Weitere Retaxierungen nicht eindeutig bezeichneter Darreichungsformen aus Bayern

In den Retax-News der letzten Woche mussten wir Ihnen berichten, dass eine vom Arzt nicht angegebene Darreichungsform im Rahmen einer Wirkstoffverordnung zu einer Nullretaxation der Apotheke führte.

Dass es sich hierbei offensichtlich nicht um einen Einzelfall handelte, zeigte die Resonanz der Mitglieder des DAP Retax-Forums, die uns erreichte.

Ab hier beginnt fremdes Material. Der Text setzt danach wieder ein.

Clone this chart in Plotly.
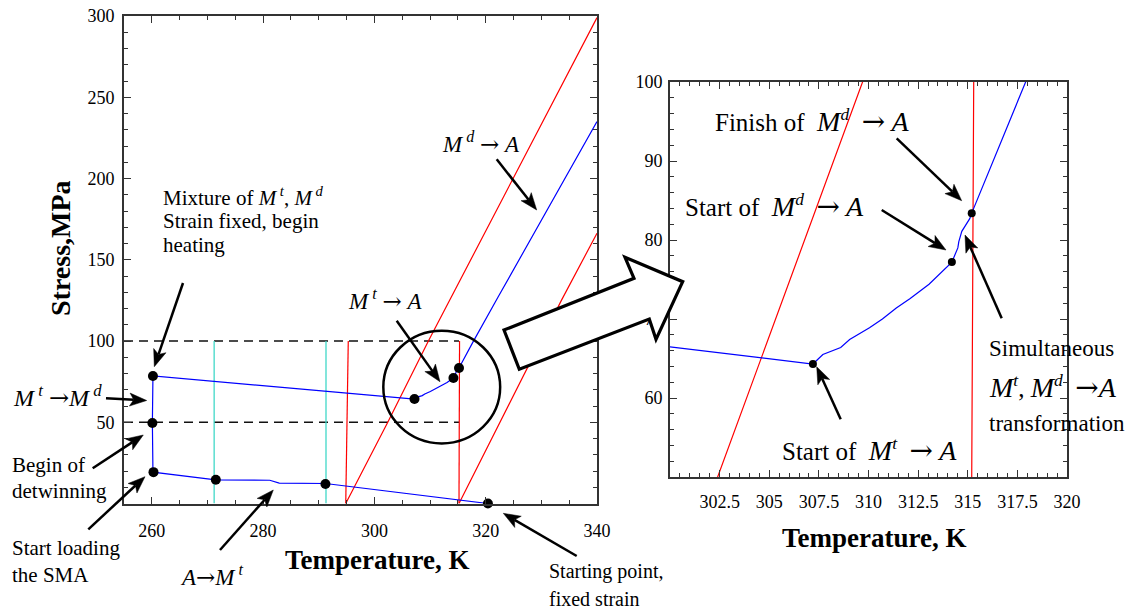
import math
import plotly.graph_objects as go

# ---------------- data ----------------
# blue loading / heating path: Temperature (K), Stress (MPa)
path_T = [320.4, 291.2, 282.9, 281.2, 271.5, 260.2, 260.1, 260.2, 307.2, 307.7, 308.6, 309.05,
          310.05, 310.7, 311.4, 312.1, 313.05, 314.05, 314.2, 314.5, 314.55, 314.7, 315.1,
          315.2, 317.7, 322.3, 340.0]
path_S = [0.0, 12.3, 12.6, 14.3, 14.5, 19.3, 49.5, 78.5, 64.3, 65.5, 66.4, 67.4,
          68.9, 70.0, 71.4, 72.6, 74.4, 76.9, 77.2, 79.0, 79.8, 81.1, 82.7,
          83.4, 99.3, 127.5, 235.0]

# red transformation boundaries
red1_T = [294.85, 302.4, 309.7, 315.4, 324.9, 340.0]
red1_S = [0.0, 50.0, 100.0, 137.5, 199.0, 299.0]
red2_T = [315.2, 333.6, 340.0]
red2_S = [0.0, 125.0, 166.3]
redv1_T = [294.85, 295.0, 295.3]
redv1_S = [0.0, 37.0, 100.0]
redv2_T = [315.2, 315.2, 315.3]
redv2_S = [0.0, 50.0, 100.0]

# cyan (Mf, Ms) lines
cyan1_T = [271.2, 271.2]
cyan2_T = [291.3, 291.3]
cyan_S = [0.0, 100.0]

# dashed stress levels
dash_T = [255.0, 315.2]
dash100_S = [100.0, 100.0]
dash50_S = [50.0, 50.0]

# marked states
dots_T = [320.4, 291.2, 271.5, 260.3, 260.1, 260.2, 307.2, 314.2, 315.2]
dots_S = [0.0, 12.0, 14.6, 19.3, 49.5, 78.5, 64.3, 77.2, 83.4]

# tick labels
main_xticks = [260, 280, 300, 320, 340]
main_yticks = [50, 100, 150, 200, 250, 300]
inset_xticks = [302.5, 305, 307.5, 310, 312.5, 315, 317.5, 320]
inset_xlabels = ["302.5", "305", "307.5", "310", "312.5", "315", "317.5", "320"]
inset_yticks = [60, 70, 80, 90, 100]

# ---------------- figure ----------------
W, H = 1137, 611
SERIF = "Liberation Serif, Times New Roman, serif"


def px(x):
    return x / W


def py(y):
    return 1 - y / H


fig = go.Figure()

BLUE = "#0000FF"
RED = "#FF0000"
CYAN = "#40D8C8"


def line(xs, ys, color, xa="x", ya="y", width=1.2, dash=None):
    fig.add_trace(go.Scatter(x=xs, y=ys, mode="lines", xaxis=xa, yaxis=ya,
                             line=dict(color=color, width=width, dash=dash),
                             hoverinfo="skip", showlegend=False))


for xa, ya in (("x", "y"), ("x2", "y2")):
    if xa == "x":
        line(dash_T, dash100_S, "#111", xa, ya, 1.3, "9px,6px")
        line(dash_T, dash50_S, "#111", xa, ya, 1.3, "9px,6px")
        line(cyan1_T, cyan_S, CYAN, xa, ya, 1.3)
        line(cyan2_T, cyan_S, CYAN, xa, ya, 1.3)
        line(red2_T, red2_S, RED, xa, ya)
    line(redv1_T, redv1_S, RED, xa, ya)
    line(redv2_T, redv2_S, RED, xa, ya)
    line(red1_T, red1_S, RED, xa, ya)
    line(path_T, path_S, BLUE, xa, ya)

fig.add_trace(go.Scatter(x=dots_T, y=dots_S, mode="markers", xaxis="x", yaxis="y",
                         marker=dict(color="black", size=10), cliponaxis=False,
                         hoverinfo="skip", showlegend=False))
fig.add_trace(go.Scatter(x=dots_T, y=dots_S, mode="markers", xaxis="x2", yaxis="y2",
                         marker=dict(color="black", size=8), cliponaxis=True,
                         hoverinfo="skip", showlegend=False))


def axis(domain, rng, tickvals, ticktext, minor_tick0, minor_dtick, anchor, standoff):
    return dict(domain=domain, range=rng, tickmode="array", tickvals=tickvals,
                ticktext=ticktext, ticks="inside", ticklen=7, tickwidth=1.1,
                tickcolor="#333", showline=True, linecolor="#333", linewidth=1.6,
                mirror="allticks", showgrid=False, zeroline=False, anchor=anchor,
                minor=dict(tickmode="linear", tick0=minor_tick0, dtick=minor_dtick,
                           ticks="inside", ticklen=4, tickwidth=1, tickcolor="#333",
                           showgrid=False),
                tickfont=dict(family=SERIF, size=18, color="black"),
                ticklabelstandoff=standoff, automargin=False, fixedrange=True)


fig.update_layout(
    width=W, height=H, margin=dict(l=0, r=0, t=0, b=0),
    paper_bgcolor="white", plot_bgcolor="white", showlegend=False,
    xaxis=axis([124 / W, 597 / W], [255, 340], main_xticks, [str(v) for v in main_xticks],
               255, 5, "y", 10),
    yaxis=axis([1 - 503.5 / H, 1 - 16 / H], [0, 300], main_yticks, [str(v) for v in main_yticks],
               0, 10, "x", 4),
    xaxis2=axis([670 / W, 1067 / W], [300, 320], inset_xticks, inset_xlabels,
                300, 0.5, "y2", 8),
    yaxis2=axis([1 - 477 / H, 1 - 82 / H], [50, 100], inset_yticks, [str(v) for v in inset_yticks],
                50, 2, "x2", 2),
)

shapes = []

# circle around the reverse transformation region (data coords of left plot)
shapes.append(dict(type="circle", xref="x", yref="y", x0=301.6, x1=322.6, y0=37.0, y1=106.3,
                   line=dict(color="black", width=2.5), layer="above"))

# big block arrow pointing to the inset
big = [(504, 330), (634, 278.3), (625, 257.3), (682.7, 281.7), (656, 339.3), (649.3, 319),
       (519.3, 369.3)]
d = "M " + " L ".join(f"{px(a):.5f},{py(b):.5f}" for a, b in big) + " Z"
shapes.append(dict(type="path", xref="paper", yref="paper", path=d, fillcolor="white",
                   line=dict(color="black", width=3.2), layer="above"))


def arrow(tail, tip, L=17, hw=6.5, notch=4, lw=2.5):
    dx, dy = tip[0] - tail[0], tip[1] - tail[1]
    n = math.hypot(dx, dy)
    ux, uy = dx / n, dy / n
    pxp, pyp = -uy, ux
    bx, by = tip[0] - ux * L, tip[1] - uy * L
    nx, ny = tip[0] - ux * (L - notch), tip[1] - uy * (L - notch)
    shapes.append(dict(type="line", xref="paper", yref="paper",
                       x0=px(tail[0]), y0=py(tail[1]), x1=px(nx), y1=py(ny),
                       line=dict(color="black", width=lw), layer="above"))
    pts = [(tip[0], tip[1]), (bx + pxp * hw, by + pyp * hw), (nx, ny), (bx - pxp * hw, by - pyp * hw)]
    p = "M " + " L ".join(f"{px(a):.5f},{py(b):.5f}" for a, b in pts) + " Z"
    shapes.append(dict(type="path", xref="paper", yref="paper", path=p, fillcolor="black",
                       line=dict(color="black", width=0.5), layer="above"))


arrow((183, 283), (154.3, 366.7))
arrow((396.7, 320.7), (440, 381.7))
arrow((496.7, 159.3), (536.7, 210))
arrow((106, 398.3), (146.7, 400.5))
arrow((92.7, 468.3), (143.3, 435))
arrow((88.3, 529.3), (145, 476.7))
arrow((220, 550), (273.3, 490))
arrow((576.7, 556), (503.3, 513.3))
arrow((896.7, 138.3), (961.7, 200.7))
arrow((881.7, 210), (946, 250))
arrow((1001.7, 318.3), (965, 235))
arrow((840.7, 419.3), (816.7, 366.7))

fig.update_layout(shapes=shapes)

ann = []


def text(x, baseline, s, size, anchor="left", bold=False, angle=0):
    mid = baseline - 0.34 * size
    ann.append(dict(x=px(x), y=py(mid), xref="paper", yref="paper", text=s, showarrow=False,
                    xanchor=anchor, yanchor="middle", textangle=angle,
                    font=dict(family=SERIF, size=size, color="black",
                              weight="bold" if bold else "normal")))


def M(sup, size=None):
    if size:
        return f"<span style='font-size:{size}px'><i>M</i></span><sup><i>{sup}</i></sup>"
    return f"<i>M</i><sup> <i>{sup}</i></sup>"


def A(size=None):
    if size:
        return f"<span style='font-size:{size}px'><i>A</i></span>"
    return "<i>A</i>"


def arr(size=None):
    st = "font-family:DejaVu Serif"
    if size:
        st += f";font-size:{size}px"
    return f"<span style='{st}'>\u2192</span>"


# left panel labels
text(160.7, 203.3, "Mixture of " + M("t") + ", " + M("d"), 21)
text(160.7, 228.3, "Strain fixed, begin", 21)
text(160.7, 251.7, "heating", 21)
text(481, 150, M("d") + " " + arr() + " " + A(), 23, anchor="center")
text(384.5, 307, M("t") + " " + arr() + " " + A(), 23, anchor="center")
text(11, 405, M("t") + " " + arr() + M("d"), 24)
text(10, 471.7, "Begin of", 21)
text(10, 498.3, "detwinning", 21)
text(10, 555, "Start loading", 21)
text(10, 581.7, "the SMA", 21)
text(211.5, 583.3, A() + arr() + M("t"), 23, anchor="center")
text(547, 578, "Starting point,", 20)
text(547, 606, "fixed strain", 20)

# right panel labels
text(713, 129, "Finish of  " + M("d", 28) + "  " + arr(28) + " " + A(28), 25)
text(682.7, 214, "Start of  " + M("d", 28) + "  " + arr(28) + " " + A(28), 25)
text(986.7, 356, "Simultaneous", 23)
text(986.7, 395, M("t", 28) + ", " + M("d", 28) + "  " + arr(28) + A(28), 25)
text(986.7, 431.7, "transformation", 23)
text(780, 458, "Start of  " + M("t", 28) + "  " + arr(28) + " " + A(28), 25)

# axis titles
text(377, 569.3, "Temperature, K", 27, anchor="center", bold=True)
text(873.5, 546.7, "Temperature, K", 27, anchor="center", bold=True)
ann.append(dict(x=px(60), y=py(248), xref="paper", yref="paper", text="Stress,MPa",
                showarrow=False, xanchor="center", yanchor="middle", textangle=-90,
                font=dict(family=SERIF, size=28, color="black", weight="bold")))

fig.update_layout(annotations=ann)

fig.write_html("out.html")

In der Retaxation von letzter Woche ging es um eine nicht angegebene Darreichungsform. Im nachfolgenden Fall wiederum hat der Arzt zwar eine Darreichungsform angegeben, diese ist jedoch nach Ansicht der AOK Bayern nicht ausreichend genau:

Krankenkasse: AOK Bayern (IK 108310400)
Verordnung:Ropinirol AL 4 mg Tbl. N3
Abgabedatum:24.05.2016


Da auch in diesem Fall beide möglichen Darreichungsformen – Filmtabletten und Retardtabletten – am Abgabetag für die AOK Bayern rabattiert waren (vgl. Abb. rotes „%“-Symbol) und sich die Taxpreise lediglich um 2 Cent unterschieden, entstand auch in diesem Fall kein wirtschaftlicher Schaden für die AOK.

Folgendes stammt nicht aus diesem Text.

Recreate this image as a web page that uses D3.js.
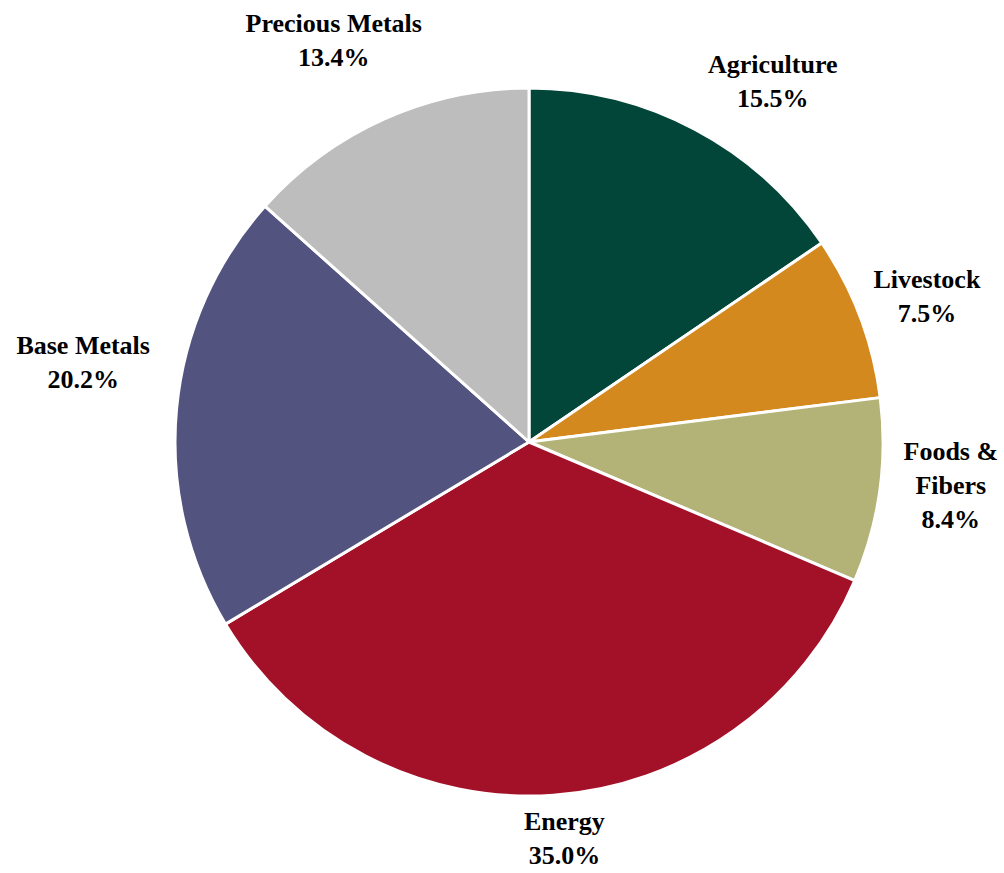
<!DOCTYPE html>
<html><head><meta charset="utf-8">
<script src="https://cdn.jsdelivr.net/npm/d3@7"></script>
<style>body{margin:0;background:#fff;} svg{display:block;}</style>
</head><body>
<script>
const categories = ["Agriculture", "Livestock", "Foods & Fibers", "Energy", "Base Metals", "Precious Metals"];
const values = [15.5, 7.5, 8.4, 35.0, 20.2, 13.4];
const colors = ["#02463A", "#D4891E", "#B3B277", "#A31129", "#535380", "#BDBDBD"];
const labelLines = [["Agriculture"], ["Livestock"], ["Foods &", "Fibers"], ["Energy"], ["Base Metals"], ["Precious Metals"]];
// label placement (polar: degrees clockwise from top, distance from centre)
const labelAngle = [34.0, 69.8, 95.8, 174.9, 280.2, 334.1];
const labelDist = [436, 424, 424, 398, 453, 447];

const W = 1004, H = 873, cx = 529, cy = 442, R = 354;
const svg = d3.select("body").append("svg").attr("width", W).attr("height", H);
const g = svg.append("g").attr("transform", `translate(${cx},${cy})`);

const data = categories.map((c, i) => ({cat: c, value: values[i], i}));
const pie = d3.pie().value(d => d.value).sort(null);
const arc = d3.arc().innerRadius(0).outerRadius(R);
g.selectAll("path").data(pie(data)).join("path")
  .attr("d", arc).attr("fill", d => colors[d.data.i])
  .attr("stroke", "#fff").attr("stroke-width", 3).attr("stroke-linejoin", "round");

const lh = 34;
data.forEach((d, i) => {
  const lines = labelLines[i].concat([d3.format(".1f")(d.value) + "%"]);
  const a = labelAngle[i] * Math.PI / 180;
  const x = labelDist[i] * Math.sin(a), y = -labelDist[i] * Math.cos(a);
  const t = g.append("text").attr("text-anchor", "middle")
    .attr("font-family", "'Liberation Serif', 'Times New Roman', serif")
    .attr("font-weight", "bold").attr("font-size", 26).attr("fill", "#000");
  lines.forEach((ln, k) => {
    t.append("tspan").attr("x", x).attr("y", y + (k - (lines.length - 1) / 2) * lh + 9).text(ln);
  });
});
</script>
</body></html>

Dass kein arzneimittelrechtlicher Schaden entstand, dafür sorgte auch hier die versorgende Apotheke:

  • Der Patient wurde nach Mitteilung der Apothekerin „seit ewigen Zeiten“ mit Filmtabletten versorgt, was sowohl anhand der Kundenkartei, als auch im Beratungsgespräch bestätigt wurde. Dieses ist natürlich auch für die AOK Bayern anhand früherer Verordnungen überprüfbar.
  • Es wurde mit dem AOK-Versicherten ärztlicherseits auch keine geplante Umstellung auf Retardtabletten besprochen.

Dennoch wurde der Apotheke auch hier die vollständige Erstattung ihrer Versorgung in Höhe von 199,29 Euro verweigert:

Besonders ärgerlich ist, dass bereits mehrere dieser unbestimmten „Tbl.“-Verordnungen retaxiert wurden und die Apotheke aufgrund der 12-monatigen Retaxfrist vorerst auch keine Möglichkeit hat, weitere Retaxationen bis Mitte 2017 zu vermeiden.

Wie bereits in unserem Retax-Newsletter vom 26. Januar 2017 ausführlich dargestellt, haben die Apotheken durchaus das Recht, die geeignete und benötigte Darreichungsform selbst auszuwählen, wenn der Arzt nicht erreichbar ist; sie haben jedoch auch die Pflicht, ihre Entscheidung auf der Verordnung der Krankenkasse mitzuteilen, obwohl diese ohnehin der taxierten PZN inkl. Unterschrift zu entnehmen ist:

3 (12) ALV Bayern

„Enthält eine Verordnung hinsichtlich der Darreichungsform oder Wirkstärke unvollständige oder ungenaue Angaben und ist der Vertragsarzt nicht erreichbar, so ist der Apotheker berechtigt, diejenige Darreichungsform oder Wirkstärke abzugeben, die er nach pflichtgemäßem Ermessen für die richtige hält; das Verordnungsblatt ist vom Apotheker entsprechend zu ergänzen und abzuzeichnen.“

Auch ein entsprechender Einspruch des Bayerischen Apothekerverbandes wurde abgelehnt, obwohl der Apothekerverband sehr ausführlich darlegte, weshalb die abgegebenen Filmtabletten galenisch und pharmakologisch der nicht im Handel befindlichen Darreichungsform „Tbl.“ am nächsten kommen. Gleichwohl wurde der Einspruch abgelehnt.

Unsere Empfehlung bis zu einer vertraglich eindeutigen Vereinbarung oder einem klärenden Gerichtsentscheid:

Obwohl in den Verträgen nicht explizit vereinbart wurde, Apotheken auf „Null“ zu retaxieren und auch das Urteil des BSG sich „nur“ auf Nichtbeachtung von vorrangigen Rabattverträgen bezog, sind die Apotheken derzeit leider nur auf der retaxsicheren Seite, wenn sie ihre fachkundige Entscheidung auch auf der Verordnung zusätzlich begründen (mit Datum und Unterschrift).